Afterwards, the vested interests of the leaders dominated the national interests and development of the state. Every department was pushed to stagnation due to bad governance and corruption.

However, one thing that never changed was measurement scale for the English language. Rather, it became even tough, resulting in massive failures of the candidates in all sort of examination, let alone be competitive exams.

The lowest administrative tier of the state is hired on the basis of competitive exam, heir to Britain imperialism in the subcontinent.

Despite the interaction of the public servants with the general masses is in their regional language, yet they are to be entitled as “pure angraiz” to reach that seat.

The irony is all the officers in the top tiers have started a side business in the name of guidance. Just because they passed their test, they tend to feel as if they have achieved mastery in the relevant subject.

As a result, it has robbed the future of millions of expert teachers.
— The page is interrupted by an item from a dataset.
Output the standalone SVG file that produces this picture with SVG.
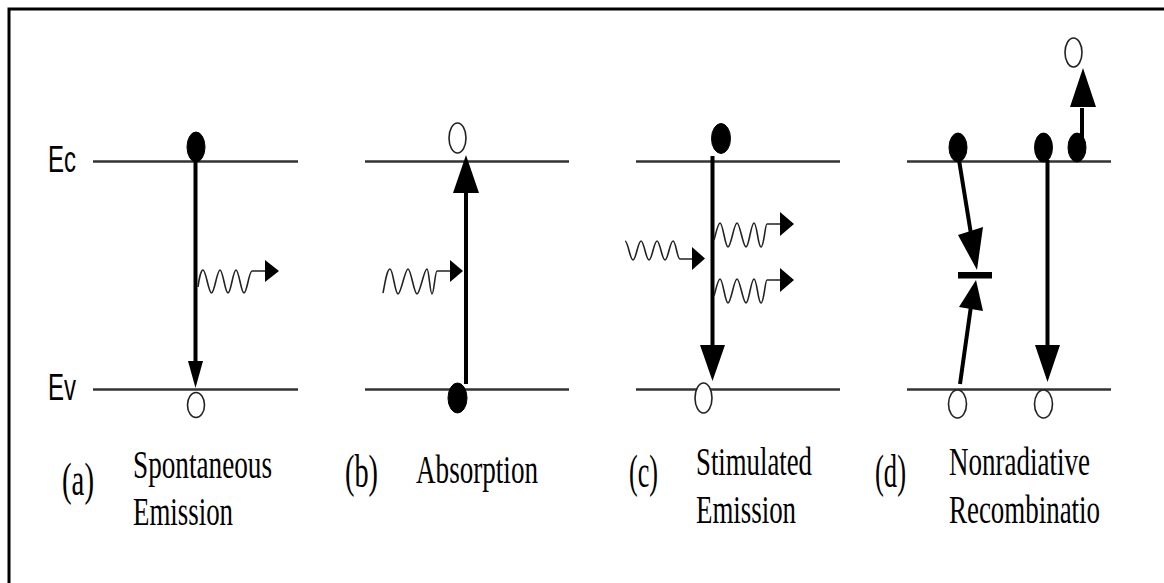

Miserably, our nation is more tempted to see the highest cadre achievements of a person than to assess the knowledge and expertise of the teacher in the relevant subject.

This is one of the sole reasons behind the dwindling education sector and the failure of a maximum number of candidates in any exam.

English isn’t a hard nut to crack, but sensationalising the very subject in all sorts of educational and professional setting across the country has infused fear and terror amongst innocent aspirants.

Government must revamp its testing services and assess the merit-base on knowledge and expertise via national language as its medium, not English.

Pakistan is losing on the economical fronts with one reason being the wastage of talented youth, which fails to convince examiner in English.

We have amazing people in all the fields if they are hired based on their qualification and hands-on experience which can help Pakistan develop economically, socially, and politically.